Breakdown of the family

was one of the points made in the article above. I believe that is a significant consideration in North American murder rates as well.:banghead::banghead:
 
I have read that they record murder suicides as just suicides. Here with a family of four if it is a murder suicide it counts as 3 murders one suicide in Japan it would count as 4 suicides so if this is how they actually record murder suicides than in actuality their murder rate would be alot higher and thier suicide rate would be lower.
 
I reckon it's this whole 'diversity' business that sets the US up as more violent than other countries.

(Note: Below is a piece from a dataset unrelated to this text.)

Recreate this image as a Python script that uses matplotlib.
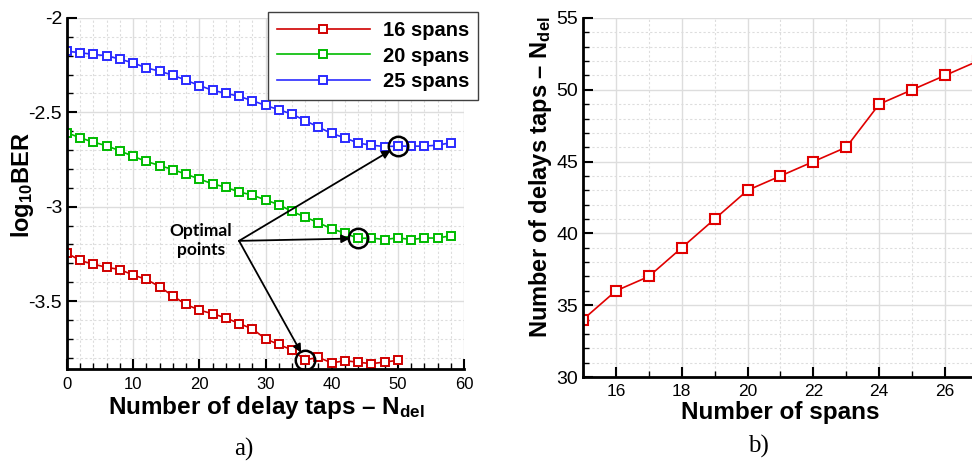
import matplotlib
matplotlib.use('Agg')
import matplotlib.pyplot as plt
from matplotlib.ticker import MultipleLocator, FuncFormatter

plt.rcParams.update({
    'font.family': ['Liberation Sans', 'DejaVu Sans'],
    'mathtext.fontset': 'custom',
    'mathtext.rm': 'Liberation Sans',
    'mathtext.bf': 'Liberation Sans:bold',
    'mathtext.it': 'Liberation Sans:italic',
    'mathtext.default': 'bf',
})

# ---------------- data (panel a) ----------------
taps_16 = list(range(0, 52, 2))
ber_16 = [-3.246, -3.285, -3.305, -3.321, -3.333, -3.362, -3.385, -3.424, -3.473,
          -3.518, -3.548, -3.567, -3.589, -3.619, -3.647, -3.700, -3.730, -3.759,
          -3.812, -3.798, -3.828, -3.816, -3.824, -3.832, -3.823, -3.814]
taps_20 = list(range(0, 60, 2))
ber_20 = [-2.608, -2.635, -2.658, -2.677, -2.704, -2.733, -2.760, -2.782, -2.803,
          -2.828, -2.853, -2.879, -2.897, -2.922, -2.938, -2.964, -2.989, -3.025,
          -3.055, -3.085, -3.117, -3.140, -3.168, -3.166, -3.174, -3.165, -3.174,
          -3.166, -3.166, -3.154]
taps_25 = list(range(0, 60, 2))
ber_25 = [-2.176, -2.184, -2.193, -2.200, -2.218, -2.238, -2.264, -2.282, -2.303,
          -2.330, -2.358, -2.383, -2.399, -2.415, -2.438, -2.463, -2.486, -2.509,
          -2.544, -2.578, -2.612, -2.635, -2.663, -2.674, -2.681, -2.679, -2.679,
          -2.679, -2.674, -2.661]
series_labels = ['16 spans', '20 spans', '25 spans']
opt_taps = [36, 44, 50]

# ---------------- data (panel b) ----------------
spans = [15, 16, 17, 18, 19, 20, 21, 22, 23, 24, 25, 26, 27]
opt_ndel = [34, 36, 37, 39, 41, 43, 44, 45, 46, 49, 50, 51, 52]

RED = '#D00000'
GREEN = '#00BB00'
BLUE = '#2B2BFF'

W, H = 972, 461
fig = plt.figure(figsize=(W / 100, H / 100), dpi=100)

ax1 = fig.add_axes([67 / W, 1 - 369 / H, 397 / W, (369 - 18) / H])
ax2 = fig.add_axes([583 / W, 1 - 377 / H, 389 / W, (377 - 18) / H])


def style(ax):
    for s in ['top', 'right']:
        ax.spines[s].set_visible(False)
    for s in ['left', 'bottom']:
        ax.spines[s].set_linewidth(2)
        ax.spines[s].set_color('black')
    ax.set_axisbelow(True)
    ax.grid(which='major', color='#dddddd', lw=1.0, ls='-')
    ax.grid(which='minor', color='#dddddd', lw=0.8, ls=(0, (2, 2)))
    ax.tick_params(which='major', direction='in', length=7, width=1.5)
    ax.tick_params(which='minor', direction='in', length=4, width=1)
    ax.tick_params(axis='y', labelsize=14)
    ax.tick_params(axis='x', labelsize=12.5)


fmt = FuncFormatter(lambda v, p: f'{v:g}')

# ---------------- panel a ----------------
style(ax1)
cols = [RED, GREEN, BLUE]
xs = [taps_16, taps_20, taps_25]
ys = [ber_16, ber_20, ber_25]
handles = []
for x, y, c, lab in zip(xs, ys, cols, series_labels):
    h, = ax1.plot(x, y, '-', color=c, lw=1.2, marker='s', ms=6, mfc='white',
                  mec=c, mew=1.4, label=lab)
    handles.append(h)

ax1.set_xlim(0, 60)
ax1.set_ylim(-3.86, -2)
ax1.xaxis.set_major_locator(MultipleLocator(10))
ax1.xaxis.set_minor_locator(MultipleLocator(2))
ax1.yaxis.set_major_locator(MultipleLocator(0.5))
ax1.yaxis.set_minor_locator(MultipleLocator(0.1))
ax1.xaxis.set_major_formatter(fmt)
ax1.yaxis.set_major_formatter(fmt)
ax1.tick_params(axis='x', pad=6, labelsize=12)

# optimal points
src = (26.0, -3.181)
for x, y, t in zip(xs[::-1], ys[::-1], opt_taps[::-1]):
    yy = y[x.index(t)]
    ax1.plot([t], [yy], 'o', ms=14, mfc='none', mec='black', mew=1.8, zorder=5)
    ax1.annotate('', xy=(t, yy), xytext=src,
                 arrowprops=dict(arrowstyle='-|>', color='black', lw=1.3,
                                 shrinkA=0, shrinkB=6, mutation_scale=12),
                 zorder=6)
ax1.text(20.25, -3.178, 'Optimal\npoints', ha='center', va='center',
         fontfamily=['Lato', 'DejaVu Sans'], fontweight='bold', fontsize=12.5,
         linespacing=1.25)

leg = ax1.legend(handles=handles, loc='upper left',
                 bbox_to_anchor=(268 / W, 1 - 12 / H),
                 bbox_transform=fig.transFigure, frameon=True, fancybox=False,
                 framealpha=1, edgecolor='#404040',
                 prop={'weight': 'bold', 'size': 14.5}, handlelength=4.6,
                 handletextpad=0.65, borderpad=0.45, labelspacing=0.32,
                 borderaxespad=0, numpoints=1)
leg.get_frame().set_linewidth(1.0)

# ---------------- panel b ----------------
style(ax2)
ax2.plot(spans, opt_ndel, '-', color='#E00000', lw=1.2, marker='s', ms=7.5,
         mfc='white', mec='#E00000', mew=1.5)
ax2.set_xlim(15, 26.82)
ax2.set_ylim(30, 55)
ax2.xaxis.set_major_locator(MultipleLocator(2))
ax2.xaxis.set_minor_locator(MultipleLocator(1))
ax2.yaxis.set_major_locator(MultipleLocator(5))
ax2.yaxis.set_minor_locator(MultipleLocator(1))
ax2.xaxis.set_major_formatter(fmt)
ax2.yaxis.set_major_formatter(fmt)
ax2.tick_params(axis='x', pad=5)

# ---------------- labels ----------------
fig.text(266 / W, 1 - 414 / H, r'Number of delay taps – N$_{del}$', ha='center',
         va='baseline', fontsize=17.5, fontweight='bold')
fig.text(780 / W, 1 - 419 / H, 'Number of spans', ha='center',
         va='baseline', fontsize=17.5, fontweight='bold')
fig.text(22 / W, 1 - 185 / H, r'log$_{10}$BER', rotation=90, ha='center',
         va='center', fontsize=17, fontweight='bold')
fig.text(541 / W, 1 - 177 / H, r'Number of delays taps – N$_{del}$', rotation=90,
         ha='center', va='center', fontsize=17, fontweight='bold')
fig.text(244 / W, 1 - 449 / H, 'a)', ha='center', va='center', fontsize=18,
         fontfamily=['Liberation Serif', 'DejaVu Serif'])
fig.text(758 / W, 1 - 446 / H, 'b)', ha='center', va='center', fontsize=18,
         fontfamily=['Liberation Serif', 'DejaVu Serif'])

fig.savefig('out.png', dpi=100)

Around 1900 or so, a near-total lack of gun laws in England and the US still saw the US with a higher rate of violence.
Homogenous cultures seem to have less trouble... but then we have Switzerland.

You take all our guns away and give 'em to the Japanese, the US would likely still have a higher violence/murder rate than them.

Maybe it's the whole Democracy business - "I'm a free man and I'll do what I please when I please it. I'll kick you in the face if you tell me different." No idea.